Starting at the first line of the listing below, repeat each line exactly until the line containing "const L = 151, R = 1065, T = 32, B = 597;", which you include. Leave out pictures.

┄┄┄┄┄┄

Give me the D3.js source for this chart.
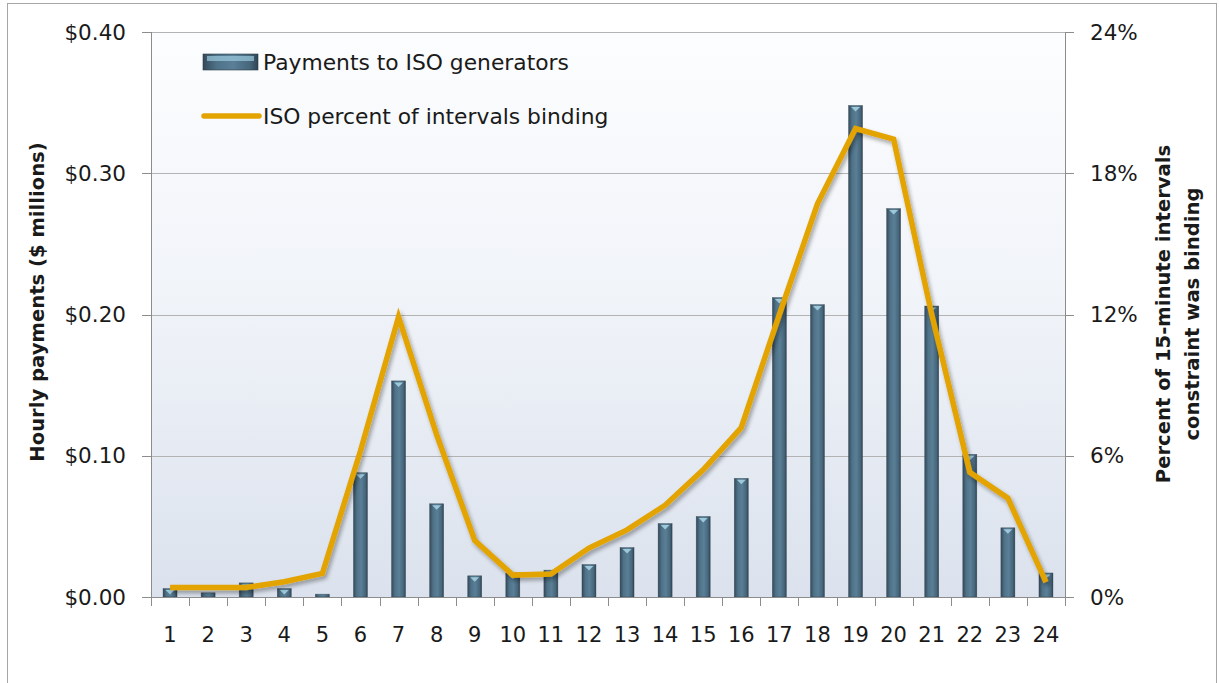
<!DOCTYPE html>
<html><head><meta charset="utf-8">
<script src="https://cdn.jsdelivr.net/npm/d3@7"></script>
<style>
html,body{margin:0;padding:0;background:#fff;}
svg text{font-family:"DejaVu Sans",sans-serif;fill:#1a1a1a;}
</style></head>
<body>
<svg id="c" width="1219" height="683"></svg>
<script>
const hours = ["1","2","3","4","5","6","7","8","9","10","11","12","13","14","15","16","17","18","19","20","21","22","23","24"];
const payments = [0.006,0.003,0.010,0.006,0.002,0.088,0.153,0.066,0.015,0.017,0.019,0.023,0.035,0.052,0.057,0.084,0.212,0.207,0.348,0.275,0.206,0.101,0.049,0.017];
const pctBinding = [0.40,0.40,0.40,0.65,1.0,6.2,11.9,6.9,2.4,0.93,0.98,2.08,2.85,3.9,5.4,7.2,12.0,16.7,19.9,19.45,12.0,5.3,4.2,0.63];
const leftTicks = [0,0.1,0.2,0.3,0.4];
const rightTicks = [0,6,12,18,24];
const seriesNames = ["Payments to ISO generators","ISO percent of intervals binding"];
const leftTitle = "Hourly payments ($ millions)";
const rightTitle = ["Percent of 15-minute intervals","constraint was binding"];

const svg = d3.select("#c");
const L = 151, R = 1065, T = 32, B = 597;

const defs = svg.append("defs");
const bg = defs.append("linearGradient").attr("id","bg").attr("x1",0).attr("y1",0).attr("x2",0).attr("y2",1);
bg.append("stop").attr("offset","0%").attr("stop-color","#fcfdfe");
bg.append("stop").attr("offset","45%").attr("stop-color","#f1f4f9");
bg.append("stop").attr("offset","100%").attr("stop-color","#dbe2ed");
const bgr = defs.append("linearGradient").attr("id","bar").attr("x1",0).attr("y1",0).attr("x2",1).attr("y2",0);
bgr.append("stop").attr("offset","0%").attr("stop-color","#34495a");
bgr.append("stop").attr("offset","25%").attr("stop-color","#4f7288");
bgr.append("stop").attr("offset","55%").attr("stop-color","#5a7f96");
bgr.append("stop").attr("offset","85%").attr("stop-color","#46667b");
bgr.append("stop").attr("offset","100%").attr("stop-color","#2f4352");
const sh = defs.append("filter").attr("id","sh").attr("x","-10%").attr("y","-10%").attr("width","120%").attr("height","130%");
sh.append("feGaussianBlur").attr("in","SourceAlpha").attr("stdDeviation",2.2).attr("result","b");
sh.append("feOffset").attr("in","b").attr("dx",2).attr("dy",3).attr("result","o");
sh.append("feComponentTransfer").attr("in","o").attr("result","o2").append("feFuncA").attr("type","linear").attr("slope",0.35);
const mg = sh.append("feMerge");
mg.append("feMergeNode").attr("in","o2");
mg.append("feMergeNode").attr("in","SourceGraphic");

// outer frame
svg.append("rect").attr("x",7.5).attr("y",3.5).attr("width",1209).attr("height",700)
  .attr("fill","#fff").attr("stroke","#a6a6a6").attr("stroke-width",1);

const x = d3.scaleBand().domain(hours).range([L,R]).paddingInner(0).paddingOuter(0);
const yL = d3.scaleLinear().domain([0,0.4]).range([B,T]);
const yR = d3.scaleLinear().domain([0,24]).range([B,T]);

svg.append("rect").attr("x",L).attr("y",T).attr("width",R-L).attr("height",B-T).attr("fill","url(#bg)");

// gridlines
svg.append("g").selectAll("line").data(leftTicks.filter(d=>d>0)).join("line")
  .attr("x1",L).attr("x2",R).attr("y1",d=>Math.round(yL(d))+0.5).attr("y2",d=>Math.round(yL(d))+0.5)
  .attr("stroke","#b3b3b3").attr("stroke-width",1);

// bars
const bw = 14;
const bars = svg.append("g");
bars.selectAll("rect").data(payments).join("rect")
  .attr("x",(d,i)=>x(hours[i])+x.bandwidth()/2-bw/2)
  .attr("y",d=>yL(d))
  .attr("width",bw)
  .attr("height",d=>B-yL(d))
  .attr("fill","url(#bar)")
  .attr("stroke","#2b3c48").attr("stroke-width",0.6).attr("stroke-opacity",0.6);
bars.selectAll("path").data(payments).join("path")
  .attr("d",(d,i)=>{const cx=x(hours[i])+x.bandwidth()/2, ty=yL(d);
     if (B-ty<8) return "";
     return `M${cx-4.5},${ty+1.5}L${cx+4.5},${ty+1.5}L${cx},${ty+6}Z`;})
  .attr("fill","#a9d6e6").attr("opacity",0.85);

// line
const line = d3.line().x((d,i)=>x(hours[i])+x.bandwidth()/2).y(d=>yR(d));
svg.append("path").datum(pctBinding).attr("d",line).attr("fill","none")
  .attr("stroke","#e3a300").attr("stroke-width",5.5).attr("stroke-linejoin","miter").attr("filter","url(#sh)");

// axes
const ax = svg.append("g").attr("stroke","#8c8c8c").attr("stroke-width",1);
ax.append("line").attr("x1",L+0.5).attr("x2",L+0.5).attr("y1",T).attr("y2",B+1);
ax.append("line").attr("x1",R+0.5).attr("x2",R+0.5).attr("y1",T).attr("y2",B+1);
ax.append("line").attr("x1",L).attr("x2",R+1).attr("y1",B+0.5).attr("y2",B+0.5);
ax.selectAll(".lt").data(leftTicks).join("line").attr("class","lt")
  .attr("x1",L-9).attr("x2",L).attr("y1",d=>Math.round(yL(d))+0.5).attr("y2",d=>Math.round(yL(d))+0.5);
ax.selectAll(".rt").data(rightTicks).join("line").attr("class","rt")
  .attr("x1",R).attr("x2",R+9).attr("y1",d=>Math.round(yR(d))+0.5).attr("y2",d=>Math.round(yR(d))+0.5);
const bounds = hours.map(h=>x(h)).concat([R]);
ax.selectAll(".bt").data(bounds).join("line").attr("class","bt")
  .attr("x1",d=>Math.round(d)+0.5).attr("x2",d=>Math.round(d)+0.5).attr("y1",B).attr("y2",B+9);

// tick labels
svg.append("g").selectAll("text").data(leftTicks).join("text")
  .attr("x",126).attr("y",d=>yL(d)).attr("dy","0.36em").attr("text-anchor","end")
  .attr("font-size",21.5).text(d=>"$"+d.toFixed(2));
svg.append("g").selectAll("text").data(rightTicks).join("text")
  .attr("x",1090).attr("y",d=>yR(d)).attr("dy","0.36em").attr("text-anchor","start")
  .attr("font-size",21.5).text(d=>d+"%");
svg.append("g").selectAll("text").data(hours).join("text")
  .attr("x",d=>x(d)+x.bandwidth()/2).attr("y",634).attr("dy","0.36em").attr("text-anchor","middle")
  .attr("font-size",21).text(d=>d);

// axis titles
svg.append("text").attr("transform","translate(37,302) rotate(-90)").attr("text-anchor","middle").attr("dy","0.36em")
  .attr("font-size",19.6).attr("font-weight","bold").text(leftTitle);
svg.append("g").selectAll("text").data(rightTitle).join("text")
  .attr("transform",(d,i)=>`translate(${1163+i*29},314) rotate(-90)`).attr("text-anchor","middle").attr("dy","0.36em")
  .attr("font-size",19.6).attr("font-weight","bold").text(d=>d);

// legend
const lg = svg.append("g");
lg.append("rect").attr("x",203).attr("y",54).attr("width",55).attr("height",16).attr("fill","url(#bar)")
  .attr("stroke","#2b3c48").attr("stroke-width",0.6);
lg.append("rect").attr("x",207).attr("y",56).attr("width",47).attr("height",5).attr("fill","#9ccbe0").attr("opacity",0.7);
lg.append("text").attr("x",263).attr("y",62).attr("dy","0.36em").attr("font-size",21.8).text(seriesNames[0]);
lg.append("line").attr("x1",204).attr("x2",259).attr("y1",116).attr("y2",116)
  .attr("stroke","#e3a300").attr("stroke-width",5.5).attr("stroke-linecap","round");
lg.append("text").attr("x",263).attr("y",116).attr("dy","0.36em").attr("font-size",21.8).text(seriesNames[1]);
</script>
</body></html>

┄┄┄┄┄┄

## FINISHED TASK
Give me the D3.js source for this chart.
<!DOCTYPE html>
<html><head><meta charset="utf-8">
<script src="https://cdn.jsdelivr.net/npm/d3@7"></script>
<style>
html,body{margin:0;padding:0;background:#fff;}
svg text{font-family:"DejaVu Sans",sans-serif;fill:#1a1a1a;}
</style></head>
<body>
<svg id="c" width="1219" height="683"></svg>
<script>
const hours = ["1","2","3","4","5","6","7","8","9","10","11","12","13","14","15","16","17","18","19","20","21","22","23","24"];
const payments = [0.006,0.003,0.010,0.006,0.002,0.088,0.153,0.066,0.015,0.017,0.019,0.023,0.035,0.052,0.057,0.084,0.212,0.207,0.348,0.275,0.206,0.101,0.049,0.017];
const pctBinding = [0.40,0.40,0.40,0.65,1.0,6.2,11.9,6.9,2.4,0.93,0.98,2.08,2.85,3.9,5.4,7.2,12.0,16.7,19.9,19.45,12.0,5.3,4.2,0.63];
const leftTicks = [0,0.1,0.2,0.3,0.4];
const rightTicks = [0,6,12,18,24];
const seriesNames = ["Payments to ISO generators","ISO percent of intervals binding"];
const leftTitle = "Hourly payments ($ millions)";
const rightTitle = ["Percent of 15-minute intervals","constraint was binding"];

const svg = d3.select("#c");
const L = 151, R = 1065, T = 32, B = 597;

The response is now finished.